【1000文字日記】インタビューはなるべく素がいいと思う理由
インタビューライターと名乗っているからか、「社交性があるんだね」「話を引き出すのが上手ですね」なんて言われる。
そのたびに、「ああ、この仕事を演じちゃってるのかなぁ」と思ってしまう。本当のわたしは、初対面の人と話すとドキドキするし、自分がどう思われているか心配になっちゃってしどろもどろなのだけど。
「さぁ、仕事だ」とスイッチが入るような感覚はある。でも、それを続けていると胃痛やじんましんがでることを、わたしは知っている。
身体が「仮面をかぶるなよ」と言っているのだと思う。今までの仕事がら、自分をよく見せる努力は必要だった。
でも、それじゃ身体が悲鳴をあげる。長生きしたい。元気に年齢を重ねたい。

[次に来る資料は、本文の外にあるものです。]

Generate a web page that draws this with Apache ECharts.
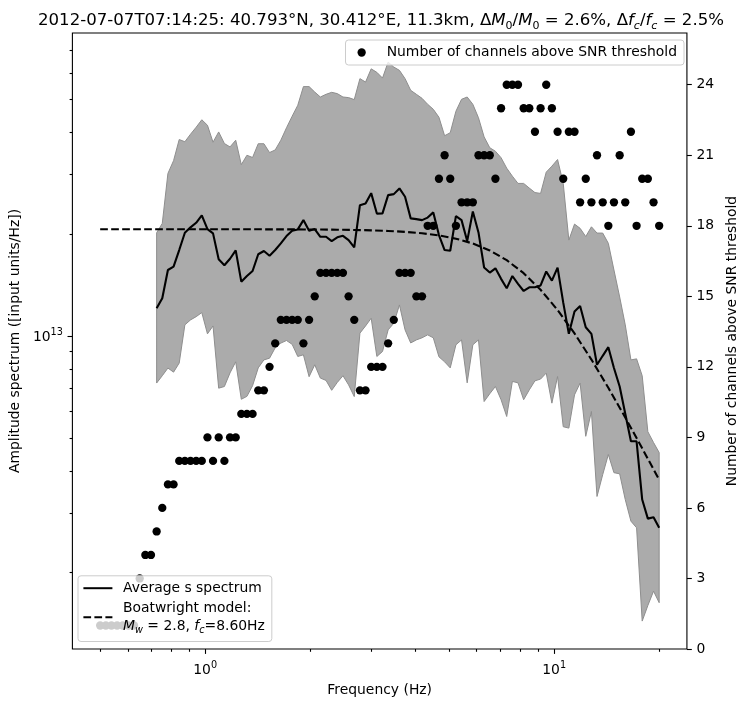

それならば、働く姿勢を変えなければならないと思った。
ちょっと自慢みたいで恥ずかしいんですが、編集者さんによく褒められるのは、「池田さんのインタビューは安心できます」という言葉。
その理由は、わたしの醸し出す「無害でっせ~」というオーラかもしれないし、ウェディング業界でバリバリ接客していたころの引き出しかもしれないし、はたまたリップサービスか、単に自分の調子がよかっただけなのかもしれない。

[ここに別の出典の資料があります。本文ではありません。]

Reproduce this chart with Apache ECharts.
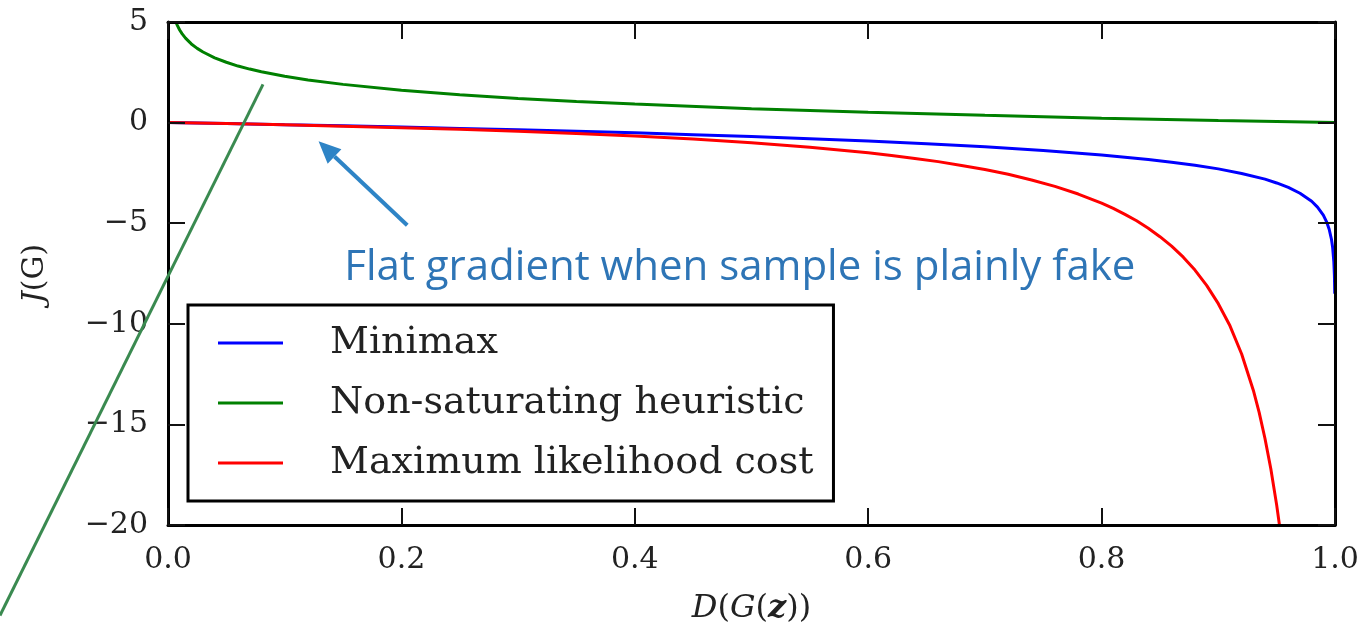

でも、「インタビューライターとして、これからもやっていけるんじゃないか?」と思わせてくれるには十分な、ありがたい言葉だった。
こうしていま、インタビューを中心に仕事をいただくようになったわけだが、書き手の先輩方の話を聞いて気が付いた。
「インタビューを極めるには、自分自身を成長させることが必要不可欠だ」ということを……。
それならば、成長過程で仮面をかぶり続けるのはどうなんだろう。いつか剥がれてしまうのではないか、という不安が募った。
俳優がさまざまな役を演じて人を魅了するのと同様に、インタビューライターも取材相手によってどのような聞き手であるべきかを見極め、自分の役割を徹底する必要があると思っている。
けれど、好きな俳優はどの役をしていてもやはりその人だ。その人の味が見えるからこそ、ストーリーに感情移入できる気がする。
それならインタビューライターにも「その人らしさ」があっていい、むしろ、あるべきではないかと思うようになった。
もうひとつ、仮面をかぶりながら人の話を聞くのはフェアじゃないと考えるようになった。
仕事として仮面をかぶるべきか、素であるべきか。実は今も行ったり来たりしていて、正直なところ自分がインタビューライターを演じているのか、池田アユリとして向き合っているのか、わからない。
世の中にはさまざまなライターさんがいて、自分が納得できるやり方をすればいい。今のところ、わたしは、素でありつつ、いい聞き手であることを目指したい。健康な状態でこの仕事を続けていきたいから、でもある。